Dans une récente déclaration, l’organisation de la jeunesse palestinienne Al Yudur présente dans l’État espagnol affirme que « le peuple palestinien a besoin de plus qu’un geste symbolique. Reconnaître l’État palestinien, à partir des miettes résultant des accords d’Oslo, ne nous libère pas de la colonisation, de l’apartheid ou de l’occupation militaire, ni ne libère nos prisonniers des prisons coloniales. Le cadre des Accords d’Oslo et la soi-disant « solution à deux États » n’ont fait que contribuer à fournir un cadre permettant à Israël d’approfondir sa colonisation, désormais avec le soutien de l’Autorité palestinienne, une organisation collaborationniste sous-traitante et financée par Israël. » De la même manière, Abdallah Silawi de Boussole Palestine a récemment interpellé le mouvement de solidarité avec la Palestine en soulignant que « reconnaître un micro État palestinien et cibler Netanyahou sont deux stratégies aboutissant à contenir notre mouvement, à préserver les intérêts sionistes et maintenir l’hégémonie occidentale ».

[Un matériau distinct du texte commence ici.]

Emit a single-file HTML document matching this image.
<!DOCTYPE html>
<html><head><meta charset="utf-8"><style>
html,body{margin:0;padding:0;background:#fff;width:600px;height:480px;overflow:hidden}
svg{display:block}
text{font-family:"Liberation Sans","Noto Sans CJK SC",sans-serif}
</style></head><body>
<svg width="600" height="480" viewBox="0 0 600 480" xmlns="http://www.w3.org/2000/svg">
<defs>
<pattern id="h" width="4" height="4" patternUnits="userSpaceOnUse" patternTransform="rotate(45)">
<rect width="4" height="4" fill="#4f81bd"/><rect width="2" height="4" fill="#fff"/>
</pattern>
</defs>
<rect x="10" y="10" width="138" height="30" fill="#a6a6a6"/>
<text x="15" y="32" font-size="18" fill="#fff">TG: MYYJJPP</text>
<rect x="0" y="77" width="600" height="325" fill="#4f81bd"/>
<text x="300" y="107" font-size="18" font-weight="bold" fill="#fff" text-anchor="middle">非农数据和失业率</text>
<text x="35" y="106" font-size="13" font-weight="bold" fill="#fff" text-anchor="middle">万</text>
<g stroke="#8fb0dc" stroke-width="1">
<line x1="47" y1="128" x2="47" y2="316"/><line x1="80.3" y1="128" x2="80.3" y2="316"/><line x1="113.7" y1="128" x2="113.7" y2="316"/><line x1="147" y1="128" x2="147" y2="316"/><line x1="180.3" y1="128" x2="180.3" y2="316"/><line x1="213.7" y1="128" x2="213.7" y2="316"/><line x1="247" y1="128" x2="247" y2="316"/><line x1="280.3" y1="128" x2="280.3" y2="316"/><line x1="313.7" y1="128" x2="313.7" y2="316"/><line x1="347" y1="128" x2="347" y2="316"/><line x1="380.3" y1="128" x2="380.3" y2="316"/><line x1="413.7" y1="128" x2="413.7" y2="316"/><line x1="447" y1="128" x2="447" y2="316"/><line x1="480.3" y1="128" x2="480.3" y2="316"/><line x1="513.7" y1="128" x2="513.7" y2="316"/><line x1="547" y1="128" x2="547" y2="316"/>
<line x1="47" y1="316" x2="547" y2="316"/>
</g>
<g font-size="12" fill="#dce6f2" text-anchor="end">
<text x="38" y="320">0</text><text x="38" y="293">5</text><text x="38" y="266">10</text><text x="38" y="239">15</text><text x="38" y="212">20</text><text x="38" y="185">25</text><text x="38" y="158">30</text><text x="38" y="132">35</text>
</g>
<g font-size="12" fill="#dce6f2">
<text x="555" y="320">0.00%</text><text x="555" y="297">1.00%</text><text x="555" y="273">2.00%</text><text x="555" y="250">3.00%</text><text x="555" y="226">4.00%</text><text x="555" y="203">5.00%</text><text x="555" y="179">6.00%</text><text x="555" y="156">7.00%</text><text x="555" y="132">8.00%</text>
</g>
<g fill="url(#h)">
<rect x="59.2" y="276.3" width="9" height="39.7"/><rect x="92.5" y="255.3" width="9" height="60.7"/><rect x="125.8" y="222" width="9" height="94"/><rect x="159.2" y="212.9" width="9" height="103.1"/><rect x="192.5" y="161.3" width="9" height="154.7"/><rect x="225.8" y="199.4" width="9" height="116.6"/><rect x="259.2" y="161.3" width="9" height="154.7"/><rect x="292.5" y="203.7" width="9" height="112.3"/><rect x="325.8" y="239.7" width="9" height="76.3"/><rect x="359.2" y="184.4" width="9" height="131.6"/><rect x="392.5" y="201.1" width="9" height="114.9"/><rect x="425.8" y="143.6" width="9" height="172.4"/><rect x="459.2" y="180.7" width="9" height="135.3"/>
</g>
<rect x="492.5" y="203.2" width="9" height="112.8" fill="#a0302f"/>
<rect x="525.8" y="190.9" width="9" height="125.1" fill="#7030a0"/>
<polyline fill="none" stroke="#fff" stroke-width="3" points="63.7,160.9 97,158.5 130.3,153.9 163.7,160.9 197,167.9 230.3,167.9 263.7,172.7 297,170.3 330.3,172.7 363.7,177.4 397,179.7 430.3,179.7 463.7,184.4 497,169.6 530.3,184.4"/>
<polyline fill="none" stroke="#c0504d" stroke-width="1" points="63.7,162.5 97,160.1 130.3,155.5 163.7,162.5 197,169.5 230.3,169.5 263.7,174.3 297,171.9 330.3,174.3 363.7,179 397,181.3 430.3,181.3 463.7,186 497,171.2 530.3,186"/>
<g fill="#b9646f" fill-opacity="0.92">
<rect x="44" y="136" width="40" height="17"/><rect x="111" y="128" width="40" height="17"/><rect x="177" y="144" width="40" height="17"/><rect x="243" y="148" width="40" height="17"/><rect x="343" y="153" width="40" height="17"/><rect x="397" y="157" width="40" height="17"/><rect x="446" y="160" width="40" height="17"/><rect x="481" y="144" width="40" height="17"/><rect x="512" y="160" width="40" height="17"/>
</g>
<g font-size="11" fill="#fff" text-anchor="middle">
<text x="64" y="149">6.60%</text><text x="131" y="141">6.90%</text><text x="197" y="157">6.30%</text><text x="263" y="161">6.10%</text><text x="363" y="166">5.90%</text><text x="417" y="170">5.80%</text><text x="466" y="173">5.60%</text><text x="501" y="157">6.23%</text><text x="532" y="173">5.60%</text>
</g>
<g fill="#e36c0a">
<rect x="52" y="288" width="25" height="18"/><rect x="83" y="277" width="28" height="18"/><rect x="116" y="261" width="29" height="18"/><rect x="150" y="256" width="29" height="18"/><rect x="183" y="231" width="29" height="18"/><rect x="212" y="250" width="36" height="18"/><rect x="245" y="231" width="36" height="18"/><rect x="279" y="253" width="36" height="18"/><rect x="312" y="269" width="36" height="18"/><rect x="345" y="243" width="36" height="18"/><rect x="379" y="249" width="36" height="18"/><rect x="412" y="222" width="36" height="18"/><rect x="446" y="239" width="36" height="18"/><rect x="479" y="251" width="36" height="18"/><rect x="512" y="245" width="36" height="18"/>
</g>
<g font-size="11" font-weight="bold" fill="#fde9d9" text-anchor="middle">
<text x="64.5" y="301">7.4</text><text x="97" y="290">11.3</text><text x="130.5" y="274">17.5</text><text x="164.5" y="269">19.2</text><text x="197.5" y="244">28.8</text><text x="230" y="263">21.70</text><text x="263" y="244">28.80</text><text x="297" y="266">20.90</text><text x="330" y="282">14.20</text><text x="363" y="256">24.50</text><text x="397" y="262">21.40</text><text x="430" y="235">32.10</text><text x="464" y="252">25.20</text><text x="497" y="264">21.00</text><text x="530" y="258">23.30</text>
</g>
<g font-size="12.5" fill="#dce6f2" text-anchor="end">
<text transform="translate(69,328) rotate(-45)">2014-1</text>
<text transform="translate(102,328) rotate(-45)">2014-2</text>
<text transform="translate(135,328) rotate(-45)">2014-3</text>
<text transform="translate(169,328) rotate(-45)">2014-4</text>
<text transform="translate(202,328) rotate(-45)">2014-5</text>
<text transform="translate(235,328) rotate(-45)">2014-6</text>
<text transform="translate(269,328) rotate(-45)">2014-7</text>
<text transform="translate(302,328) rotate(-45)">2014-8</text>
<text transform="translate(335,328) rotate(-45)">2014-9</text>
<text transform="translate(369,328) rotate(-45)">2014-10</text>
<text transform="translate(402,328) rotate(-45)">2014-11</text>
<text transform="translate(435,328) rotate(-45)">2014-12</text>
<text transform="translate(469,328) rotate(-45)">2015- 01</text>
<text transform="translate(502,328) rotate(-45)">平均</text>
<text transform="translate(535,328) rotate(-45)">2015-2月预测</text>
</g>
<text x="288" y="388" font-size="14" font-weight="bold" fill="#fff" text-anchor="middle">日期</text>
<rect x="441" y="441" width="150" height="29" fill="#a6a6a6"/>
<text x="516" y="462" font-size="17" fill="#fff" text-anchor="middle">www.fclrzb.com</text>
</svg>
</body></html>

« Proposer « l’État palestinien » en ce moment et de cette manière vise à isoler sérieusement la résistance et à saper sa base populaire de masse. C’est le moyen d’imposer la reddition au peuple palestinien, car une telle capitulation ne peut être imposée tant que le mouvement de résistance est capable de maintenir sa position de seul représentant de sa volonté » déclare l’écrivain et révolutionnaire palestinien Ghassan Kanafani en 1971 au lendemain de la défaite de Septembre Noir. Un commentaire qui résonne avec la séquence actuelle.

 

Soutenir la libération de la Palestine de la mer au Jourdain

 

Plutôt que de demander aux puissances occidentales, co-responsables de l’occupation de la Palestine, la reconnaissance d’un bantoustan1, nous devons nous mobiliser pour défendre la perspective de la libération totale des terres palestiniennes de la mer au Jourdain. Cela passe par affirmer la centralité politique de la résistance du peuple palestinien dans sa lutte contre plus de 76 ans de colonisation de peuplement. Les luttes victorieuses des peuples algérien ou haïtien nous permettent de comprendre que cette perspective est possible.

En ce sens, nous pensons plus que jamais nécessaire de participer à la mobilisation mondiale qui vise à délégitimer l’État d’Israël en tant que projet colonial et ainsi se mobiliser pour l’isoler sur la scène internationale. « Ce qu’ils doivent faire, c’est non pas reconnaître un État palestinien, mais retirer leur reconnaissance d’Israël. C’est la seule façon d’aboutir à un résultat antiraciste et démocratique décolonisé », résume l’universitaire palestinien Joseph Massad.

Pour cela, nous devons affirmer que les États impérialistes feront toujours partie du problème et pas de la solution. De la déclaration Balfour de 1917 jusqu’à l’armement du génocide à Gaza aujourd’hui, ils ont toujours soutenu l’État sioniste pour ce qu’il est : la base avancée de leurs intérêts dans la région. Au contraire, nous devons relayer et soutenir l’aspiration du peuple palestinien à la libération totale de sa terre tel qu’il l’a exprimé par plus de 100 ans de résistance contre l’impérialisme et le sionisme et enterrer définitivement la voie d’Oslo et de ses conséquences funestes.

 

Collectif Palestine Vaincra, 8 juin 2024

 

 

1 Le terme « bantoustan » désigne une enclave territoriale où des populations autochtones discriminées sont parquées après l’accaparement de leurs terres.